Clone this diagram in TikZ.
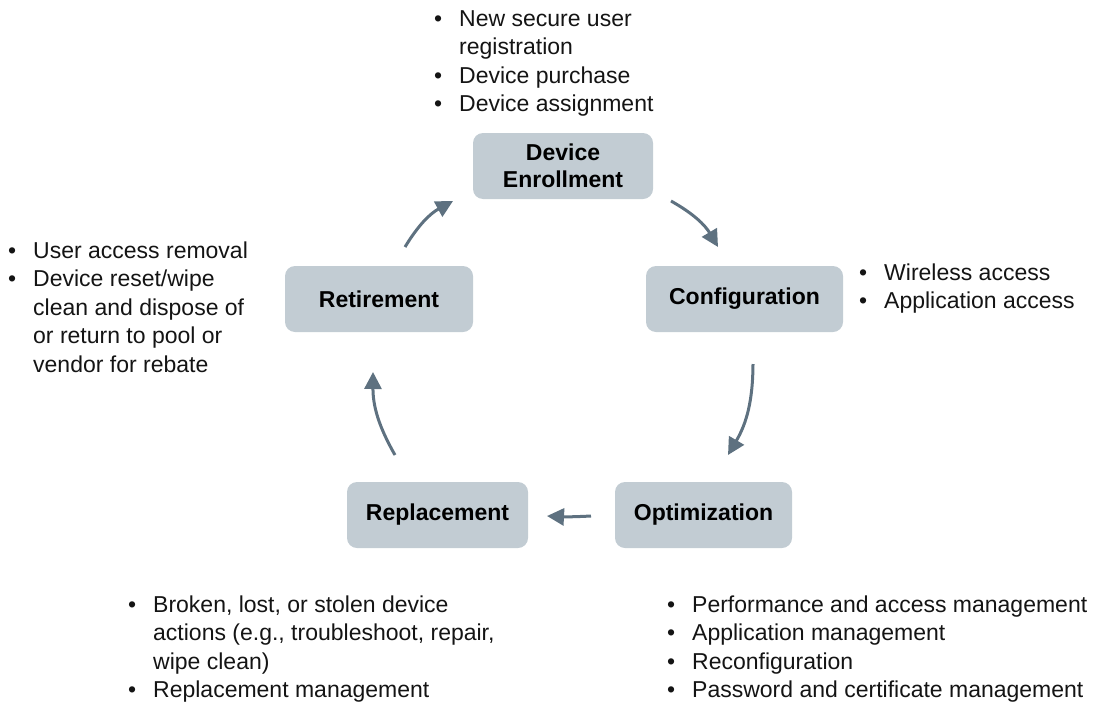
\documentclass[tikz,border=0pt]{standalone}
\usepackage{fontspec}
\setmainfont{Liberation Sans}
\usetikzlibrary{arrows.meta}
\definecolor{boxfill}{RGB}{194,204,211}
\definecolor{arrowc}{RGB}{94,113,128}
\definecolor{txt}{RGB}{20,20,20}
\newcommand\bul{\makebox[25pt][l]{\textbullet}}
\newcommand\ind{\hspace*{25pt}}
\tikzset{
  box/.style={rounded corners=10pt, fill=boxfill, minimum height=66pt, inner sep=0pt,
    align=center, font=\fontsize{23}{27}\selectfont\bfseries, text=black},
  blk/.style={anchor=base west, inner sep=0pt, text=txt, font=\fontsize{23}{28.5}\selectfont},
  arr/.style={draw=arrowc, line width=3pt, -{Triangle[length=17pt,width=17pt]}}
}
\begin{document}
\begin{tikzpicture}[x=1pt,y=-1pt]
\useasboundingbox (0,0) rectangle (1099,704);
% boxes
\node[box, minimum width=180pt] (enr) at (563,166) {Device\\Enrollment};
\node[box, minimum width=188pt] (ret) at (379,299) {Retirement};
\node[box, minimum width=197pt] (cfg) at (744.5,299) {Configuration};
\node[box, minimum width=177pt] (opt) at (703.5,515) {Optimization};
\node[box, minimum width=181pt] (rep) at (437.5,515) {Replacement};
% arrow endpoints
\coordinate (a1s) at (405,247); \coordinate (a1e) at (453,201);
\coordinate (a2s) at (671,201); \coordinate (a2e) at (718,247);
\coordinate (a3s) at (753,364); \coordinate (a3e) at (728,455);
\coordinate (a4s) at (591,516); \coordinate (a4e) at (547,516);
\coordinate (a5s) at (395,455); \coordinate (a5e) at (373,372);
\draw[arr] (a1s) to[bend left=15] (a1e);
\draw[arr] (a2s) to[bend left=15] (a2e);
\draw[arr] (a3s) to[bend left=15] (a3e);
\draw[arr] (a4s) to[bend left=3] (a4e);
\draw[arr] (a5s) to[bend left=15] (a5e);
% text blocks
\node[blk] (tenr) at (434,26) {\begin{tabular}[t]{@{}l@{}}
\bul New secure user\\ \ind registration\\ \bul Device purchase\\ \bul Device assignment\end{tabular}};
\node[blk] (tret) at (8,258) {\begin{tabular}[t]{@{}l@{}}
\bul User access removal\\ \bul Device reset/wipe\\ \ind clean and dispose of\\ \ind or return to pool or\\ \ind vendor for rebate\end{tabular}};
\node[blk] (tcfg) at (859,280) {\begin{tabular}[t]{@{}l@{}}
\bul Wireless access\\ \bul Application access\end{tabular}};
\node[blk] (trep) at (128,612) {\begin{tabular}[t]{@{}l@{}}
\bul Broken, lost, or stolen device\\ \ind actions (e.g., troubleshoot, repair,\\ \ind wipe clean)\\ \bul Replacement management\end{tabular}};
\node[blk] (topt) at (667,612) {\begin{tabular}[t]{@{}l@{}}
\bul Performance and access management\\ \bul Application management\\ \bul Reconfiguration\\ \bul Password and certificate management\end{tabular}};
\end{tikzpicture}
\end{document}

▸ **Problem statement**: Set the listing down in full and exactly. Pictures within it should not appear in the copy.

▸ **Correct output**:
Clone this diagram in TikZ.
\documentclass[tikz,border=0pt]{standalone}
\usepackage{fontspec}
\setmainfont{Liberation Sans}
\usetikzlibrary{arrows.meta}
\definecolor{boxfill}{RGB}{194,204,211}
\definecolor{arrowc}{RGB}{94,113,128}
\definecolor{txt}{RGB}{20,20,20}
\newcommand\bul{\makebox[25pt][l]{\textbullet}}
\newcommand\ind{\hspace*{25pt}}
\tikzset{
  box/.style={rounded corners=10pt, fill=boxfill, minimum height=66pt, inner sep=0pt,
    align=center, font=\fontsize{23}{27}\selectfont\bfseries, text=black},
  blk/.style={anchor=base west, inner sep=0pt, text=txt, font=\fontsize{23}{28.5}\selectfont},
  arr/.style={draw=arrowc, line width=3pt, -{Triangle[length=17pt,width=17pt]}}
}
\begin{document}
\begin{tikzpicture}[x=1pt,y=-1pt]
\useasboundingbox (0,0) rectangle (1099,704);
% boxes
\node[box, minimum width=180pt] (enr) at (563,166) {Device\\Enrollment};
\node[box, minimum width=188pt] (ret) at (379,299) {Retirement};
\node[box, minimum width=197pt] (cfg) at (744.5,299) {Configuration};
\node[box, minimum width=177pt] (opt) at (703.5,515) {Optimization};
\node[box, minimum width=181pt] (rep) at (437.5,515) {Replacement};
% arrow endpoints
\coordinate (a1s) at (405,247); \coordinate (a1e) at (453,201);
\coordinate (a2s) at (671,201); \coordinate (a2e) at (718,247);
\coordinate (a3s) at (753,364); \coordinate (a3e) at (728,455);
\coordinate (a4s) at (591,516); \coordinate (a4e) at (547,516);
\coordinate (a5s) at (395,455); \coordinate (a5e) at (373,372);
\draw[arr] (a1s) to[bend left=15] (a1e);
\draw[arr] (a2s) to[bend left=15] (a2e);
\draw[arr] (a3s) to[bend left=15] (a3e);
\draw[arr] (a4s) to[bend left=3] (a4e);
\draw[arr] (a5s) to[bend left=15] (a5e);
% text blocks
\node[blk] (tenr) at (434,26) {\begin{tabular}[t]{@{}l@{}}
\bul New secure user\\ \ind registration\\ \bul Device purchase\\ \bul Device assignment\end{tabular}};
\node[blk] (tret) at (8,258) {\begin{tabular}[t]{@{}l@{}}
\bul User access removal\\ \bul Device reset/wipe\\ \ind clean and dispose of\\ \ind or return to pool or\\ \ind vendor for rebate\end{tabular}};
\node[blk] (tcfg) at (859,280) {\begin{tabular}[t]{@{}l@{}}
\bul Wireless access\\ \bul Application access\end{tabular}};
\node[blk] (trep) at (128,612) {\begin{tabular}[t]{@{}l@{}}
\bul Broken, lost, or stolen device\\ \ind actions (e.g., troubleshoot, repair,\\ \ind wipe clean)\\ \bul Replacement management\end{tabular}};
\node[blk] (topt) at (667,612) {\begin{tabular}[t]{@{}l@{}}
\bul Performance and access management\\ \bul Application management\\ \bul Reconfiguration\\ \bul Password and certificate management\end{tabular}};
\end{tikzpicture}
\end{document}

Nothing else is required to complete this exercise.